» Brief:
Copy out the listing that follows, exact in every word, and skip the images.

» Dataset excerpt:
▶
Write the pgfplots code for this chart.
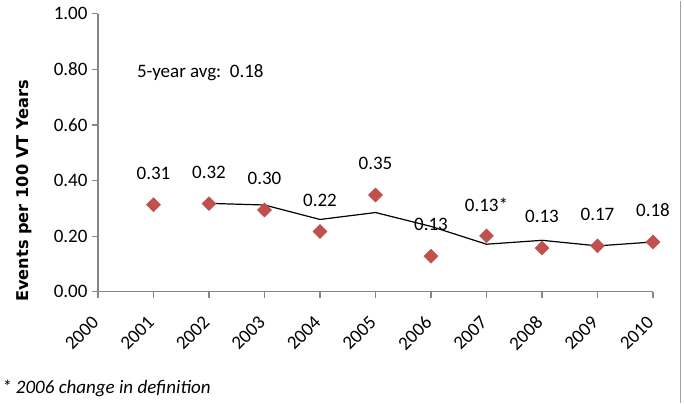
\documentclass[border=0pt]{standalone}
\usepackage{fontspec}
\setmainfont{Carlito}
\newfontfamily\labelfont{DejaVu Sans}
\usepackage{pgfplots}
\usepackage{pgfplotstable}
\pgfplotsset{compat=1.18}
\definecolor{mk}{HTML}{C0504D}
\definecolor{ax}{HTML}{868686}
\definecolor{bord}{HTML}{A0A0A0}
\pgfplotstableread{
x y lab
2001 0.313 0.31
2002 0.317 0.32
2003 0.294 0.30
2004 0.217 0.22
2005 0.348 0.35
2006 0.128 0.13
2007 0.201 0.13*
2008 0.157 0.13
2009 0.165 0.17
2010 0.179 0.18
}\rates
\pgfplotstableread{
x y
2002 0.318
2003 0.312
2004 0.260
2005 0.285
2006 0.235
2007 0.171
2008 0.185
2009 0.165
2010 0.179
}\avg
\begin{document}
\fontsize{19bp}{22bp}\selectfont
\begin{tikzpicture}
\begin{axis}[
  scale only axis, width=555bp, height=278bp,
  xmin=2000, xmax=2010, ymin=0, ymax=1,
  axis lines=left,
  axis line style={draw=ax, line width=1.3bp, -},
  xtick={2000,2001,...,2010},
  ytick={0,0.2,0.4,0.6,0.8,1},
  tick align=outside,
  major tick length=6bp,
  tick style={draw=ax, line width=1.3bp},
  /pgf/number format/assume math mode=true,
  /pgf/number format/1000 sep={},
  yticklabel style={/pgf/number format/fixed, /pgf/number format/fixed zerofill, /pgf/number format/precision=2, font=\fontsize{19bp}{22bp}\selectfont, xshift=2bp},
  xticklabel style={font=\fontsize{19bp}{22bp}\selectfont, yshift=-17bp, xshift=2bp, rotate=45, anchor=east},
  ylabel={Events per 100 VT Years},
  ylabel style={at={(axis description cs:-0.133,0.363)}, anchor=center, font=\labelfont\bfseries\fontsize{16.2bp}{19bp}\selectfont},
  clip=false,
]
\addplot[only marks, mark=square*, mark size=5bp, mark options={rotate=45, fill=mk, draw=mk}] table[x=x, y=y] {\rates};
\addplot[black, line width=1.2bp, mark=none] table[x=x, y=y] {\avg};
\addplot[only marks, mark=none, point meta=explicit symbolic,
  nodes near coords, nodes near coords style={anchor=center, yshift=31.5bp, font=\fontsize{19bp}{22bp}\selectfont, text=black}]
  table[x=x, y=y, meta=lab] {\rates};
\node[anchor=base west, inner sep=0pt] at (axis cs:2000.70,0.769) {5-year avg:\ \ 0.18};
\node[anchor=base west, inner sep=0pt, font=\itshape\fontsize{19bp}{22bp}\selectfont] at (axis description cs:-0.173,-0.367) {* 2006 change in definition};
\end{axis}
\draw[bord, line width=1.5bp] (582.5bp,-111bp) -- (582.5bp,291bp);
\path[use as bounding box] (-98bp,-111bp) rectangle (586bp,291bp);
\end{tikzpicture}
\end{document}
◀
» Output of the exercise:
Write the pgfplots code for this chart.
\documentclass[border=0pt]{standalone}
\usepackage{fontspec}
\setmainfont{Carlito}
\newfontfamily\labelfont{DejaVu Sans}
\usepackage{pgfplots}
\usepackage{pgfplotstable}
\pgfplotsset{compat=1.18}
\definecolor{mk}{HTML}{C0504D}
\definecolor{ax}{HTML}{868686}
\definecolor{bord}{HTML}{A0A0A0}
\pgfplotstableread{
x y lab
2001 0.313 0.31
2002 0.317 0.32
2003 0.294 0.30
2004 0.217 0.22
2005 0.348 0.35
2006 0.128 0.13
2007 0.201 0.13*
2008 0.157 0.13
2009 0.165 0.17
2010 0.179 0.18
}\rates
\pgfplotstableread{
x y
2002 0.318
2003 0.312
2004 0.260
2005 0.285
2006 0.235
2007 0.171
2008 0.185
2009 0.165
2010 0.179
}\avg
\begin{document}
\fontsize{19bp}{22bp}\selectfont
\begin{tikzpicture}
\begin{axis}[
  scale only axis, width=555bp, height=278bp,
  xmin=2000, xmax=2010, ymin=0, ymax=1,
  axis lines=left,
  axis line style={draw=ax, line width=1.3bp, -},
  xtick={2000,2001,...,2010},
  ytick={0,0.2,0.4,0.6,0.8,1},
  tick align=outside,
  major tick length=6bp,
  tick style={draw=ax, line width=1.3bp},
  /pgf/number format/assume math mode=true,
  /pgf/number format/1000 sep={},
  yticklabel style={/pgf/number format/fixed, /pgf/number format/fixed zerofill, /pgf/number format/precision=2, font=\fontsize{19bp}{22bp}\selectfont, xshift=2bp},
  xticklabel style={font=\fontsize{19bp}{22bp}\selectfont, yshift=-17bp, xshift=2bp, rotate=45, anchor=east},
  ylabel={Events per 100 VT Years},
  ylabel style={at={(axis description cs:-0.133,0.363)}, anchor=center, font=\labelfont\bfseries\fontsize{16.2bp}{19bp}\selectfont},
  clip=false,
]
\addplot[only marks, mark=square*, mark size=5bp, mark options={rotate=45, fill=mk, draw=mk}] table[x=x, y=y] {\rates};
\addplot[black, line width=1.2bp, mark=none] table[x=x, y=y] {\avg};
\addplot[only marks, mark=none, point meta=explicit symbolic,
  nodes near coords, nodes near coords style={anchor=center, yshift=31.5bp, font=\fontsize{19bp}{22bp}\selectfont, text=black}]
  table[x=x, y=y, meta=lab] {\rates};
\node[anchor=base west, inner sep=0pt] at (axis cs:2000.70,0.769) {5-year avg:\ \ 0.18};
\node[anchor=base west, inner sep=0pt, font=\itshape\fontsize{19bp}{22bp}\selectfont] at (axis description cs:-0.173,-0.367) {* 2006 change in definition};
\end{axis}
\draw[bord, line width=1.5bp] (582.5bp,-111bp) -- (582.5bp,291bp);
\path[use as bounding box] (-98bp,-111bp) rectangle (586bp,291bp);
\end{tikzpicture}
\end{document}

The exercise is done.